18 March 2015
Time: 3:00 - 4:00pm
Venue: BR 3.02 Bancroft Road Teaching Rooms Peter Landin Building London E1 4NS
Big data, huge memory and computational capacity are opening a scientific world which did not seem reachable just a few years ago. Besides brute-force computational power, algorithms are evolving quickly. In particular, deep neural networks provide impressive classification results for many types of data, including music, images, natural languages, and physical data. However, it has become an experimental computational science where mathematics lies far behind.
A major challenge of learning is to avoid the combinatorial explosion which grows exponentially with the number of variables.

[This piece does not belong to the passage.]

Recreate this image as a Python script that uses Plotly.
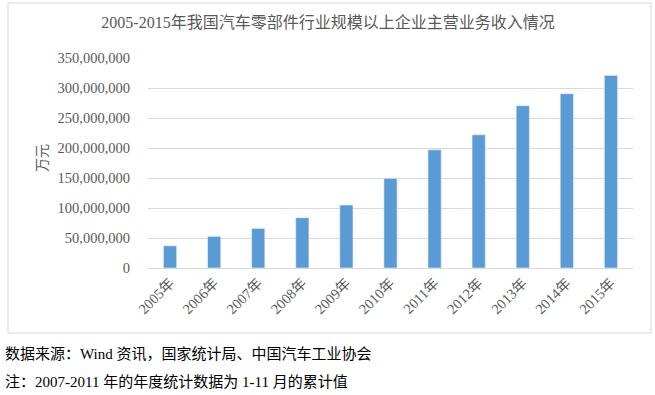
import plotly.graph_objects as go

years = ["2005年", "2006年", "2007年", "2008年", "2009年", "2010年",
         "2011年", "2012年", "2013年", "2014年", "2015年"]
revenue = [37000000, 52700000, 66000000, 83800000, 105000000, 149400000,
           197000000, 222000000, 270500000, 290500000, 321000000]
y_ticks = [0, 50000000, 100000000, 150000000, 200000000, 250000000, 300000000, 350000000]

title_text = "2005-2015年我国汽车零部件行业规模以上企业主营业务收入情况"
y_title = "万元"
note1 = "数据来源：Wind 资讯，国家统计局、中国汽车工业协会"
note2 = "注：2007-2011 年的年度统计数据为 1-11 月的累计值"

FONT = "Liberation Serif, Times New Roman, Noto Sans CJK SC, serif"
GREY = "#595959"

W, H = 655, 395
L, R, T, B = 148, 22, 58, 127
pw = W - L - R
ph = H - T - B


def px_x(x):
    return (x - L) / pw


def px_y(y):
    return (H - B - y) / ph


fig = go.Figure()
fig.add_trace(go.Bar(
    x=years, y=revenue,
    marker=dict(color="#5B9BD5", line=dict(color="#EAF2FA", width=0.6)),
    width=0.3,
))

fig.update_layout(
    width=W, height=H,
    margin=dict(l=L, r=R, t=T, b=B, pad=0),
    paper_bgcolor="white", plot_bgcolor="white",
    showlegend=False,
    font=dict(family=FONT, color=GREY),
    title=dict(text=title_text, x=328 / W, xref="container", xanchor="center",
               y=1 - 22 / H, yref="container", yanchor="middle",
               font=dict(family=FONT, size=16, color=GREY)),
    xaxis=dict(
        tickangle=-45, tickfont=dict(size=14.5, color=GREY, family=FONT),
        showline=True, linecolor="#D9D9D9", linewidth=1,
        showgrid=False, ticks="",
    ),
    yaxis=dict(
        range=[0, 350000000], tickvals=y_ticks, tickformat=",",
        tickfont=dict(size=14.5, color=GREY, family=FONT),
        showgrid=True, gridcolor="#D9D9D9", gridwidth=1,
        zeroline=False, showline=False, ticks="",
        ticklabelstandoff=17,
    ),
    shapes=[dict(type="rect", xref="paper", yref="paper",
                 x0=px_x(8), x1=px_x(651), y0=px_y(333), y1=px_y(3),
                 line=dict(color="#D9D9D9", width=1), fillcolor="rgba(0,0,0,0)",
                 layer="below")],
    annotations=[
        dict(text=y_title, xref="paper", yref="paper", x=px_x(42), y=px_y(158),
             textangle=-90, showarrow=False, xanchor="center", yanchor="middle",
             font=dict(size=14, color=GREY, family=FONT)),
        dict(text=note1, xref="paper", yref="paper", x=px_x(3), y=px_y(354),
             showarrow=False, xanchor="left", yanchor="middle",
             font=dict(size=15, color="black", family=FONT)),
        dict(text=note2, xref="paper", yref="paper", x=px_x(3), y=px_y(382),
             showarrow=False, xanchor="left", yanchor="middle",
             font=dict(size=15, color="black", family=FONT)),
    ],
)

fig.write_html(
    "out.html",
    config={"displayModeBar": False},
    post_script="document.body.style.margin='0';document.body.style.overflow='hidden';",
)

We show that deep neural networks can circumvent this curse of dimensionality by providing invariant representations adapted to the signal geometry. This geometry is obviously different for music, images, or the state space of a quantum chemical system, but hierarchical invariants can be implemented on similar deep scattering networks, with wavelet filters and non-linearities. Numerical applications will be shown on audio signals, image classifications, and regressions of quantum chemistry energies.
About the Speaker:
Stéphane Mallat received the Ph.D. degree in electrical engineering from the University of Pennsylvania, in 1988. He was then Professor at the Courant Institute of Mathematical Sciences, until 1994. In 1995, he became Professor in Applied Mathematics at École Polytechnique, Paris and Department Chair in 2001. From 2001 to 2007 he was co-founder and CEO of a semiconductor start-up company. In 2012 he joined the Computer Science Department of École Normale Supérieure, in Paris.
Stéphane Mallat’s research interests include learning, signal processing, and harmonic analysis. He is a member of the French Academy of sciences, an IEEE Fellow and an EUSIPCO Fellow. In 1997, he received the Outstanding Achievement Award from the SPIE Society and was a plenary lecturer at the International Congress of Mathematicians in 1998. He also received the 2004 European IST Grand prize, the 2004 INIST-CNRS prize for most cited French researcher in engineering and computer science, the 2007 EADS grand prize of the French Academy of Sciences, the 2013 Innovation medal of the CNRS, and the 2015 IEEE Signal Processing best sustaining paper award.